U.S. Oil Pricing Dynamics and Hess' Position in the Bakken: A Brief Overview
To summarize U.S. crude oil supply/demand dynamics during the past 12 months, rapidly growing U.S. light oil production from shale plays such as the Bakken led to light crude supply exceeding demand in the Mid-Continent, depressing the price of WTI oil relative to both global (Brent) and U.S. Gulf Coast benchmarks (LLS). WTI pricing is set in Oklahoma, and that's a lot closer to demand centers than the Bakken (North Dakota) is. Consequently, Bakken pricing has been even more depressed than WTI, since it is the most geographically disadvantaged light crude in the lower 48 (at least with respect to major oilfields). During 2013 and thus far this year, Bakken light oil was discounted by more than $20/barrel versus Brent for much of the year.

For Hess, Bakken oil price dynamics matter, given that its 600,000 net acres in the play is easily its most valuable asset, the largest use of capital expenditures (40% of 2014 total), and an ever larger percentage of total production. By 2018, the Bakken will make up 43% of Hess' total production compared with 24% in 2013. The company also has hedged none of its U.S. oil production. Finally, the company has no plan B for increasing production during the coming years: All other options are too long-dated (the Valhall field redevelopment in Norway or Hess' Ghana oil discoveries, for example) or are too small (Utica). In other words, Hess is all in on the Bakken for driving its 2014-15 performance.

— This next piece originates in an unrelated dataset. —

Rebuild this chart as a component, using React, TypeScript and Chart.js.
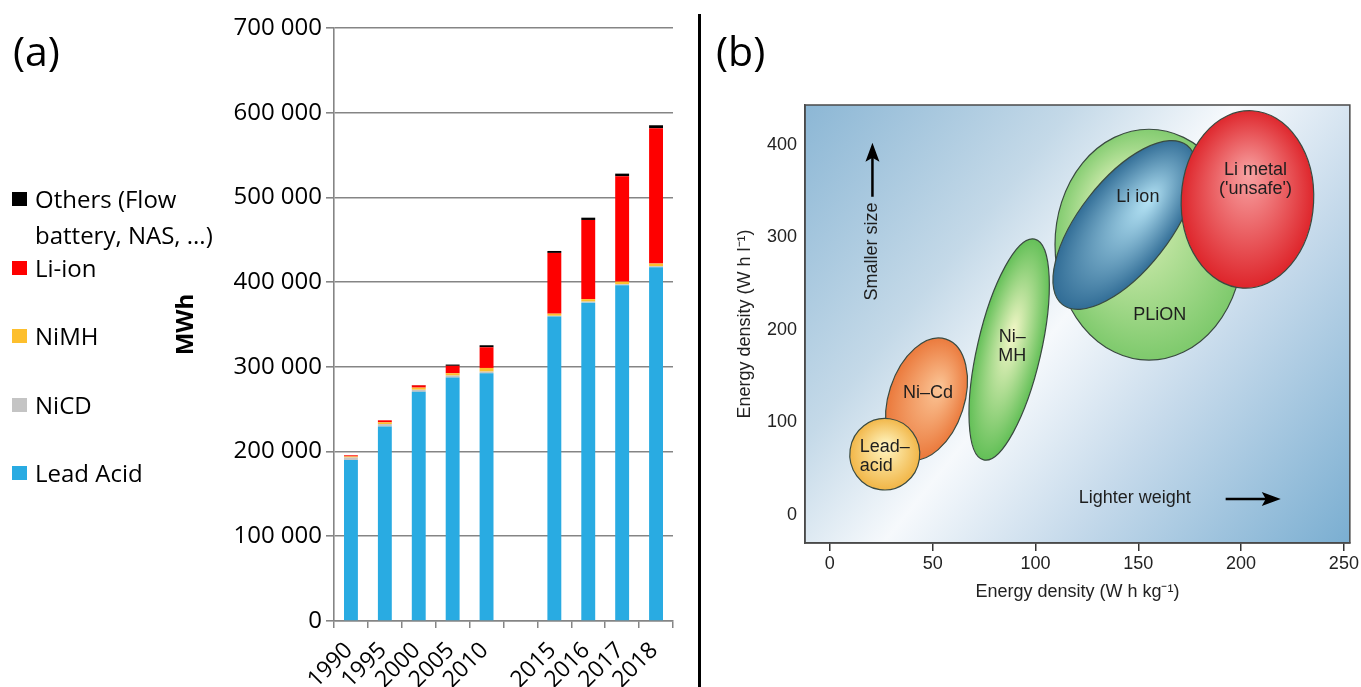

Periods of strength or weakness in both Bakken and related U.S. oil price benchmarks (WTI and LLS) thus have a material impact on Hess' near-term cash flows, and the importance of this will only increase as Hess furthers its Bakken output in the coming years. For 2014, each $5 per barrel change to the company's average Bakken realizations equates to roughly $125 million in operating cash flow (assuming Hess' Bakken oil production averages 70 mb/d).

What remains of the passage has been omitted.